According to Relyea, downtown business owners are telling city leaders they need help. They’re tired of people sleeping in the doorways of their buildings, lighting fires in their alcoves, and having to clean up after those who leave behind stolen bicycles, trash, feces and drug paraphernalia such as used needles.
That, and a rise in antisocial behavior and unseemly loitering, is making some people who visit and work in downtown Bellingham feel unsafe.
Relyea reports that Bellingham residents reported feeling less safe when walking alone downtown during the day and night than previously, according to a recent survey of residents’ views about issues facing the community. The March 12 deadly shooting in downtown also raised a great deal of concern about safety downtown.

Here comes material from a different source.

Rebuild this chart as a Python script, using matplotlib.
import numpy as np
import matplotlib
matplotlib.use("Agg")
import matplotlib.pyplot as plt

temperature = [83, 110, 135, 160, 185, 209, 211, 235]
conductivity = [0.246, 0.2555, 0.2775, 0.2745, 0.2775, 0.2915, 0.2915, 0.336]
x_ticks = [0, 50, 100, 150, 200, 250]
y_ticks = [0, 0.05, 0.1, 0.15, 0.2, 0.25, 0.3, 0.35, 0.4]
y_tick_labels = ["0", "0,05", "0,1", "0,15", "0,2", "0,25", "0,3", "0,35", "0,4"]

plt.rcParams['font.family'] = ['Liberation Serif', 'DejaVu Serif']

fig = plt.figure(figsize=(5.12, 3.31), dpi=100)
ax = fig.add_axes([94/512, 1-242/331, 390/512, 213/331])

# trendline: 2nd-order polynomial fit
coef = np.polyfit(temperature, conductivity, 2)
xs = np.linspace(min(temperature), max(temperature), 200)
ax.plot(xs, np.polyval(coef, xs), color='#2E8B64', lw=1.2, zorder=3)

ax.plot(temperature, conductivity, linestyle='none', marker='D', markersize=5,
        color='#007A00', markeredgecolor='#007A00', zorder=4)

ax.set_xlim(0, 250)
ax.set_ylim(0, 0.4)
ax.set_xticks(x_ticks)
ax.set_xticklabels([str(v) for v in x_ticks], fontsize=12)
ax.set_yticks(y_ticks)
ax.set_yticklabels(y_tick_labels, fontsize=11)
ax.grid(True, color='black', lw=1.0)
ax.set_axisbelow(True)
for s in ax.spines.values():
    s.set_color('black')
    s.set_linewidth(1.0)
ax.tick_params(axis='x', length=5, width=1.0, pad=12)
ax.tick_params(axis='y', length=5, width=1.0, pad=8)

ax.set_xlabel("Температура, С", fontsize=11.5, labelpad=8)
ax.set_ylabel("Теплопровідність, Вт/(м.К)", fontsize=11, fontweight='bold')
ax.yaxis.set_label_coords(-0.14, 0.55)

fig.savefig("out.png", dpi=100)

According to Relyea, Bellingham Police Department statistics showed a nearly 2.5 percent increase in overall incidents from 2013 and 2016 in downtown – going from 3,688 to 3,778 responses that were both criminal and non-criminal in nature. For 2016 alone, 53 percent of the incidents police responded to in the downtown were non-criminal in nature.

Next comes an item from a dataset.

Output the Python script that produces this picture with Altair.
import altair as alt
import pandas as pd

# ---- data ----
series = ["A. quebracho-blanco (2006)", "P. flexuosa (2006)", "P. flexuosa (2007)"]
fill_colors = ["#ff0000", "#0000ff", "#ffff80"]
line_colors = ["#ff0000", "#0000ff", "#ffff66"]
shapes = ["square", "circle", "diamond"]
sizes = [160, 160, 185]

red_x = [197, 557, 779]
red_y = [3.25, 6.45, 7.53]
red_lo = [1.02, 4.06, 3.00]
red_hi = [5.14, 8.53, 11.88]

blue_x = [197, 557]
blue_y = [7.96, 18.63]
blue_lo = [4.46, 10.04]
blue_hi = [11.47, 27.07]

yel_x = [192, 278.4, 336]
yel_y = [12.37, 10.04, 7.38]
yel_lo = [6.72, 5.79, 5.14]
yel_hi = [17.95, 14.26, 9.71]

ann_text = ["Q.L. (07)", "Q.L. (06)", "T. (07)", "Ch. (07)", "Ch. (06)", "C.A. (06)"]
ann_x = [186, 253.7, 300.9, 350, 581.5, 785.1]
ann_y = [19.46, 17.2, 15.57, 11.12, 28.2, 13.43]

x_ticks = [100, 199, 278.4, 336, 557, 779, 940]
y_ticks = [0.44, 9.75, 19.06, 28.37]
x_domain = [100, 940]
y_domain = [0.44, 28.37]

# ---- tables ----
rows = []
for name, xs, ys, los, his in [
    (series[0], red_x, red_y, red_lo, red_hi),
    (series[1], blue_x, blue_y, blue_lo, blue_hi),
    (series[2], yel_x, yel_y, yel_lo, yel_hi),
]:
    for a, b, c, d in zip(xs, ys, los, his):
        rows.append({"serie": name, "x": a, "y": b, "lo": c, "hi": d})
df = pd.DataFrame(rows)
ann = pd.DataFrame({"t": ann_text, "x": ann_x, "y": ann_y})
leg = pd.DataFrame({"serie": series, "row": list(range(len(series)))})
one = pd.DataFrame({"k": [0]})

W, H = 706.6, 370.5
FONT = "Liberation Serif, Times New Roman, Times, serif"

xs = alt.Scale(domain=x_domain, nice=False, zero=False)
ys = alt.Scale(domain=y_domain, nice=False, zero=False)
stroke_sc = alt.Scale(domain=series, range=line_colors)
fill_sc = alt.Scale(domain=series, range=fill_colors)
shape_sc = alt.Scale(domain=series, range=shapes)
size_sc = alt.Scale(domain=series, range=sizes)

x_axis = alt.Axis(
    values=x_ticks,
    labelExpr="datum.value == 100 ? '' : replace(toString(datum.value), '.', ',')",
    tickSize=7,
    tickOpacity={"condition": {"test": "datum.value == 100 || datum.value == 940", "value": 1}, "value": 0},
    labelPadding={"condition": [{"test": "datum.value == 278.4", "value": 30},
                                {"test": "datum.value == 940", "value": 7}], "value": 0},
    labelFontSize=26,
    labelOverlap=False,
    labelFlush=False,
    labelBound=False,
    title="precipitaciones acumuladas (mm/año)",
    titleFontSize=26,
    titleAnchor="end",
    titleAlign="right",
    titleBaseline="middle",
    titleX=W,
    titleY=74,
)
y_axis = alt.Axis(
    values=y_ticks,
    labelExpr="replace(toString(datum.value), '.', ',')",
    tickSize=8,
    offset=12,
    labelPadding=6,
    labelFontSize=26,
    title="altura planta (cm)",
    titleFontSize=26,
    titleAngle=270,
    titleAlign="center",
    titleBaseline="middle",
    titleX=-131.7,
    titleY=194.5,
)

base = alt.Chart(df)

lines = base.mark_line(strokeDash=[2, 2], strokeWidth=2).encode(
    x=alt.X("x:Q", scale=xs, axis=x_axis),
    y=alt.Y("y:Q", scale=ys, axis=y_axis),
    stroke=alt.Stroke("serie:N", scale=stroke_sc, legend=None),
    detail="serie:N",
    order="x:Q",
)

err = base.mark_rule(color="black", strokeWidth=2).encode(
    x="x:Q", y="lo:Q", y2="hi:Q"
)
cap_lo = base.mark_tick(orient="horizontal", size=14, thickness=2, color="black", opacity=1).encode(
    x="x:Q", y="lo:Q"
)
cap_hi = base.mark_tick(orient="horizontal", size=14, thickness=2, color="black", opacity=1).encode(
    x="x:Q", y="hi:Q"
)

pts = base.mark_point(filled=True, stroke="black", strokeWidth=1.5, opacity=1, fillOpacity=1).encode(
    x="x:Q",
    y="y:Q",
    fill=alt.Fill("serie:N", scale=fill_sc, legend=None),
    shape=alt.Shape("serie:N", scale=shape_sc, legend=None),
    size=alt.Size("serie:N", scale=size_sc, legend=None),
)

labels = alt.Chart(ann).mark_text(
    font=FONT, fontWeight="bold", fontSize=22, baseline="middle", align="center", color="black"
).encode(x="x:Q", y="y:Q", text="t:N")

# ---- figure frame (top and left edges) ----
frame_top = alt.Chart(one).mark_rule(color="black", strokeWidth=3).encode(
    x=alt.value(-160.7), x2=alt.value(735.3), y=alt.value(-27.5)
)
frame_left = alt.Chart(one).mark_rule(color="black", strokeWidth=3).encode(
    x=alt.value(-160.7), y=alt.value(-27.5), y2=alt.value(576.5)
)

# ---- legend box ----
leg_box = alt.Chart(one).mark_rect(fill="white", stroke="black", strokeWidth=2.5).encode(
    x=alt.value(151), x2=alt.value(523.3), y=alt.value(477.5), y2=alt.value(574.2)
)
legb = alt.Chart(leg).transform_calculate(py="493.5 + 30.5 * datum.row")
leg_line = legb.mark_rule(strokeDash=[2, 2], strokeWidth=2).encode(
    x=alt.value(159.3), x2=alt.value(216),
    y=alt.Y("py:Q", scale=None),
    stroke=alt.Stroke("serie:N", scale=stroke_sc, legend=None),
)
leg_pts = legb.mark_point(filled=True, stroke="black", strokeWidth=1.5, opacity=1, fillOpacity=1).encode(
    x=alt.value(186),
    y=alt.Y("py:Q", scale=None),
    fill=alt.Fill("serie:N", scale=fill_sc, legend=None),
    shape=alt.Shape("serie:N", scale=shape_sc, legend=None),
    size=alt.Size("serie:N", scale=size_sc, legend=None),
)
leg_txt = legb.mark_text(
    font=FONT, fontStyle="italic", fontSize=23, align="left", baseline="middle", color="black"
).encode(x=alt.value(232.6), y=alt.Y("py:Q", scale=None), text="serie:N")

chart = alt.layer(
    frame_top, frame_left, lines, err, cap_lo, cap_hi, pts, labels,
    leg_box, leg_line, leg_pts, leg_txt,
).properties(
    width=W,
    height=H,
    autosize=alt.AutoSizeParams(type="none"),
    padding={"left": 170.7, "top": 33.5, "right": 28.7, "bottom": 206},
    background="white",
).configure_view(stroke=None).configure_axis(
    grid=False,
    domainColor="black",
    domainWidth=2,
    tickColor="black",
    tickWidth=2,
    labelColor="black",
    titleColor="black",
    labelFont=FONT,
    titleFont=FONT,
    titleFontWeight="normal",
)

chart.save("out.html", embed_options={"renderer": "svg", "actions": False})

Criminal incidents would be arrestable offenses such as assaults, robbery and rape. Non-criminal could include responding to people with mental problems, someone violating the sitting and lying ordinance, or someone who was drunk.
Relyea reports that business owners want to help those who want to be helped. This means opening a bigger shelter for the homeless, getting them into housing, finding them jobs and helping people struggling with mental health and addiction.

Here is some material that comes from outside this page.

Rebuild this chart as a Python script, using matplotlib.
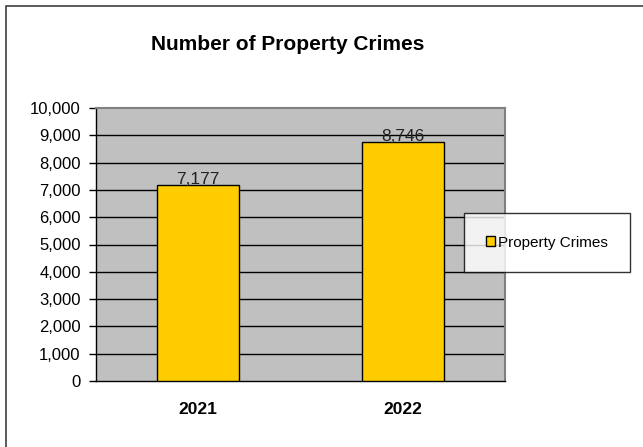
import matplotlib
matplotlib.use("Agg")
import matplotlib.pyplot as plt
from matplotlib.patches import Rectangle

# chart data
years = ["2021", "2022"]
crimes = [7177, 8746]
series_name = "Property Crimes"
title = "Number of Property Crimes"

plt.rcParams["font.family"] = ["Liberation Sans", "DejaVu Sans"]

fig = plt.figure(figsize=(6.43, 4.47), dpi=100)
ax = fig.add_axes([96 / 643, 66 / 447, 409 / 643, 273 / 447])

# outer chart frame (cut off at right and bottom like the original)
fig.patches.append(Rectangle((6 / 643, -0.1), 1.2, (441 / 447) + 0.1,
                             transform=fig.transFigure, fill=False,
                             edgecolor="#404040", linewidth=1.2))

ax.set_facecolor("#C0C0C0")
xs = list(range(len(years)))
bars = ax.bar(xs, crimes, width=0.4, color="#FFCC00", edgecolor="black",
              linewidth=1, zorder=3, label=series_name)

for b, v in zip(bars, crimes):
    ax.text(b.get_x() + b.get_width() / 2, v - 80, f"{v:,}",
            ha="center", va="bottom", fontsize=12.5, color="#222222", zorder=4)

ax.set_xlim(-0.5, 1.5)
ax.set_ylim(0, 10000)
ax.set_yticks(range(0, 10001, 1000))
ax.set_yticklabels([f"{t:,}" for t in range(0, 10001, 1000)], fontsize=12)
ax.set_xticks(xs)
ax.set_xticklabels(years, fontsize=12.5, fontweight="bold")
ax.tick_params(axis="x", length=0, pad=15)
ax.tick_params(axis="y", length=5, direction="out", width=1, pad=6)

# horizontal gridlines (not at the top)
for t in range(1000, 10000, 1000):
    ax.axhline(t, color="black", linewidth=1, zorder=1)

for s in ["top", "right"]:
    ax.spines[s].set_color("#808080")
    ax.spines[s].set_linewidth(1.5)
for s in ["left", "bottom"]:
    ax.spines[s].set_color("black")
    ax.spines[s].set_linewidth(1)

fig.text(288 / 643, 1 - 45 / 447, title, ha="center", va="center",
         fontsize=15, fontweight="bold")

leg = fig.legend(handles=[bars], labels=[series_name],
                 loc="center left", bbox_to_anchor=(464 / 643, 1 - 242.5 / 447),
                 frameon=True, fancybox=False, fontsize=11,
                 handlelength=0.6, handleheight=0.6, handletextpad=0.2,
                 borderpad=1.45, borderaxespad=0)
leg.get_frame().set_edgecolor("black")
leg.get_frame().set_linewidth(1)

fig.savefig("out.png", dpi=100)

Bellingham Mayor Kelli Linville said prevention was important to her, and the city spends up to $450,000 a year toward such efforts, including for the Homeless Outreach Team, community paramedic and intensive case management.
An upcoming project called Whatcom GRACE (for Ground-Level Response and Coordinated Engagement) also could help, by reaching out to those being called “familiar faces” – people who tend to fall through the cracks over and over, and who have a number of needs such as housing, behavioral health and substance abuse. They’re also the ones who come into contact with a number of organizations.
Apparently, police believe it’s a safety issue to not have people blocking sidewalks where there are pedestrians. However, the ACLU and homeless advocates said such laws target people who are visibly poor and homeless, and could be unconstitutional.
“For some people, including myself, restricting and limiting people from sitting down is not a well-aimed tool. For one thing, sitting down is sometimes a perfectly fine and normal thing to do. In addition, our police tell me it is difficult to enforce and easy to avoid,” he said.
“For example, people can move just a little distance, such as where the alleyway or a driveway cuts through, and then they are technically not in violation because it is not a ‘sidewalk’ under the definition,” Lilliquist added. “It seems like a lot of work, and some hostility, to get at something that is not the heart of the problem.”
First, don’t criminalize homelessness. That’s not the answer, and only leads to violating people’s constitutional rights. Second, if anything, divert more resources to addressing mental health and substance abuse.